Have you ever watched a child of one or two years bounce between his parents, jumping or lunging from Mom to Dad, from Dad to Mom, and back and forth? The evidence is right there before us when we see this. Mom and Dad are both “heaven” for this child. Children never go from heaven to “out of heaven” at that age. They are too smart for that. Children don’t voluntarily move from safety to abuse. You can’t fool a child. Children know heaven.
The parents’ job is to create heaven for their children. Yes, they must impose order in the home, because heaven is not a disordered place where anything goes. Heaven is a safe place; safe from all abuse and disorder.
Home is that heaven when we bless them by making them safe from all kinds of abuse. Love flourishes in heaven. Love dies in Hell.
Now let’s look at our parish. Fr. Victor’s job, and mine, is to bring a slice of heaven to earth in our parish in order to help nourish families and individuals. The principal way is through the liturgy and the sacraments. Where God is, there is heaven. Christ is visibly present in the Eucharist on the altar. The Lord is present in the confessional and in baptism. When you come to Church and Mass regularly, you are participating in heaven, whether you actually feel like it or not.

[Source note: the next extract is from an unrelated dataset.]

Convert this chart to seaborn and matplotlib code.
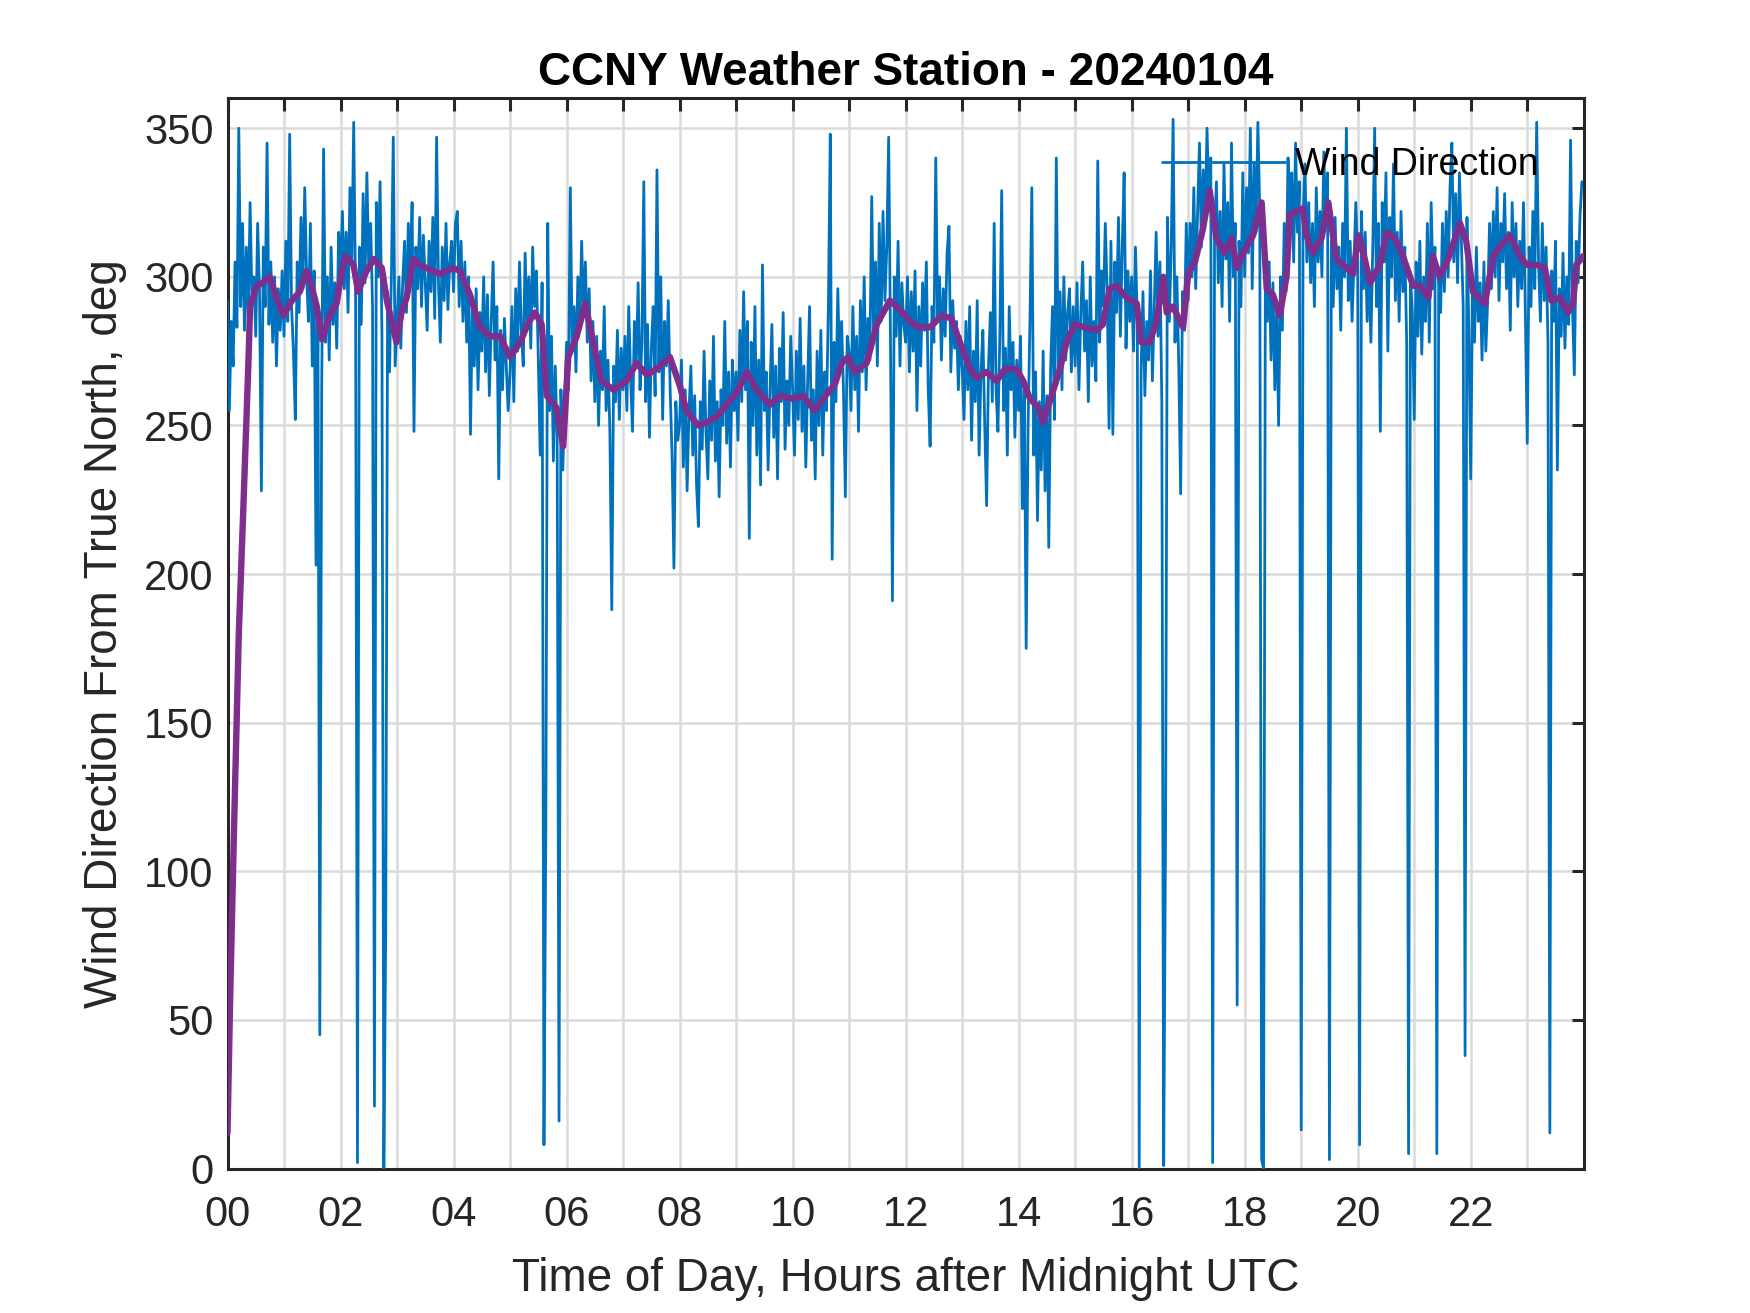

“The kingdom of heaven may be likened
to a man who sowed good seed in his field.
While everyone was asleep his enemy came
and sowed weeds all through the wheat, and then went off.
When the crop grew and bore fruit, the weeds appeared as well.”

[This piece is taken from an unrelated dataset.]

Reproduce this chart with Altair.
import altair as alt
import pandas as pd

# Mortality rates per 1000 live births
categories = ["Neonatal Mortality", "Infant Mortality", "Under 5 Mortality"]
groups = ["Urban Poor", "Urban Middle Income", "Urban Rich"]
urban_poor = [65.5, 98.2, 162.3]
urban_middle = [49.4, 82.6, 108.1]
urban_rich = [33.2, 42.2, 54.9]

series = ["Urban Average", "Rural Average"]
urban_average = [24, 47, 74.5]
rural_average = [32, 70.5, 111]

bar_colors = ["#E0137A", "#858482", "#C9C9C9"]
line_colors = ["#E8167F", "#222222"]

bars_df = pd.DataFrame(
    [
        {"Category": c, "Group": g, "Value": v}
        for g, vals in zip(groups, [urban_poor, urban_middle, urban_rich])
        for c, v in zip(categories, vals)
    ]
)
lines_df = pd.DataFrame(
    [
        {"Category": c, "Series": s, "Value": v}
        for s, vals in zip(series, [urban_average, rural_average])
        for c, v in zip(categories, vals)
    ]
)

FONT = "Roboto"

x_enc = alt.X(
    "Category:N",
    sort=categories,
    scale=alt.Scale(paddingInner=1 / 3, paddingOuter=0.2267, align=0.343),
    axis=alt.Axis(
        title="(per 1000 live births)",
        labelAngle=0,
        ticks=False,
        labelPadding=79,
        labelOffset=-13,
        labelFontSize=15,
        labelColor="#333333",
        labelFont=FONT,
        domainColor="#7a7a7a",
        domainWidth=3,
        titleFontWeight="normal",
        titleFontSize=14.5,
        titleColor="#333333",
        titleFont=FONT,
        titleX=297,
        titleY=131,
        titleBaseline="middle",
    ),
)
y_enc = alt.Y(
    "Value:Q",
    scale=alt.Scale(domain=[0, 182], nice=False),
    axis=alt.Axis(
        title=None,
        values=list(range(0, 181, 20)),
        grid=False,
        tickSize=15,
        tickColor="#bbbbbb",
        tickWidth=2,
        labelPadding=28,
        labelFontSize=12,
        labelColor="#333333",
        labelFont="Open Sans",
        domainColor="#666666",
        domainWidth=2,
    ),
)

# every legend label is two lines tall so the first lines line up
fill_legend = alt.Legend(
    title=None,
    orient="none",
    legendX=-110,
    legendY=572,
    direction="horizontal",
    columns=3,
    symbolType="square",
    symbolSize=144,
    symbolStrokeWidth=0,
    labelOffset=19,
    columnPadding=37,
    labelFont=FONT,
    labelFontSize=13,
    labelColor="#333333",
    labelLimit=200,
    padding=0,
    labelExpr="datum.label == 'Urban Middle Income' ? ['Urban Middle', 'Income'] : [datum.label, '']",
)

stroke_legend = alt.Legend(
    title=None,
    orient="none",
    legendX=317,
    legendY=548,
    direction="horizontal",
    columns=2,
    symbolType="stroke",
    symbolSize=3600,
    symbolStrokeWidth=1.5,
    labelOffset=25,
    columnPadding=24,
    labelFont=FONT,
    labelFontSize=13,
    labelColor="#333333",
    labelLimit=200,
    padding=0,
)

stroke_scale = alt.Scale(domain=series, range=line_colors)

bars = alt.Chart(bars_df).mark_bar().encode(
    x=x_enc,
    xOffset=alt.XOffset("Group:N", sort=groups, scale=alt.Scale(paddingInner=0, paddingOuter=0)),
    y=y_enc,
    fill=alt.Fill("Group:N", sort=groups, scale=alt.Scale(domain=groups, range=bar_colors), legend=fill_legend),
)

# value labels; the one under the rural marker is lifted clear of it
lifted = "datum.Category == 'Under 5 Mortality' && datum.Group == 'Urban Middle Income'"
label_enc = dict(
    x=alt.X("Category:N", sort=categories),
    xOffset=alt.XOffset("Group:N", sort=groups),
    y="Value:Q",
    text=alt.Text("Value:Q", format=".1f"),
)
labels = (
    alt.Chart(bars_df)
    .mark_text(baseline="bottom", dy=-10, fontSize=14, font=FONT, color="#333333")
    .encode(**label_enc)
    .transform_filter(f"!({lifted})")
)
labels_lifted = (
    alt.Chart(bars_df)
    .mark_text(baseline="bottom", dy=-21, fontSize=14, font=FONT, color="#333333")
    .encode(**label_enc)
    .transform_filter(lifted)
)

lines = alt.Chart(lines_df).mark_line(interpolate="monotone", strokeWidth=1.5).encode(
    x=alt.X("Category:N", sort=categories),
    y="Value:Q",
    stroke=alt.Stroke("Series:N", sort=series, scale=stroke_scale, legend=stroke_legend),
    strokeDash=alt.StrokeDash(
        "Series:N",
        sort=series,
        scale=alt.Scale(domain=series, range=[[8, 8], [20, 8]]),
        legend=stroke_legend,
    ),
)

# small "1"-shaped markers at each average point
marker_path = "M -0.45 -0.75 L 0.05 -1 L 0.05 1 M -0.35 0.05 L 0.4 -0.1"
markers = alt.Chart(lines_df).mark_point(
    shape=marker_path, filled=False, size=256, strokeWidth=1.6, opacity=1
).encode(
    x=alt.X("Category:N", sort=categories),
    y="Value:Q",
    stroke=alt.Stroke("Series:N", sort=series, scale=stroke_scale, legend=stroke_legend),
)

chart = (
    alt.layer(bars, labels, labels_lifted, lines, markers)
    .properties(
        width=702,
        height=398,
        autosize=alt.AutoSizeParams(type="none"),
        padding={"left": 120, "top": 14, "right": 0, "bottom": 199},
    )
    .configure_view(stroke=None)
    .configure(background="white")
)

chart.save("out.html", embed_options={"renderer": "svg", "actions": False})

Be careful what you allow into your home! Keep the weeds out of your home! You can do that. Pornography, drugs, alcohol abuse, anger and emotional abuses. We can keep the weeds out of our homes.
“The kingdom of heaven is like a mustard seed
that a person took and sowed in a field.
It is the smallest of all the seeds,
yet when full-grown it is the largest of plants.
It becomes a large bush,
and the ‘birds of the sky come and dwell in its branches.’”
When we sow the good seed, the good yeast in our homes, be prepared for people and blessings and graces to be drawn to the safety of your heaven. The Holy Spirit will come and dwell with you. The Kingdom of God is at hand!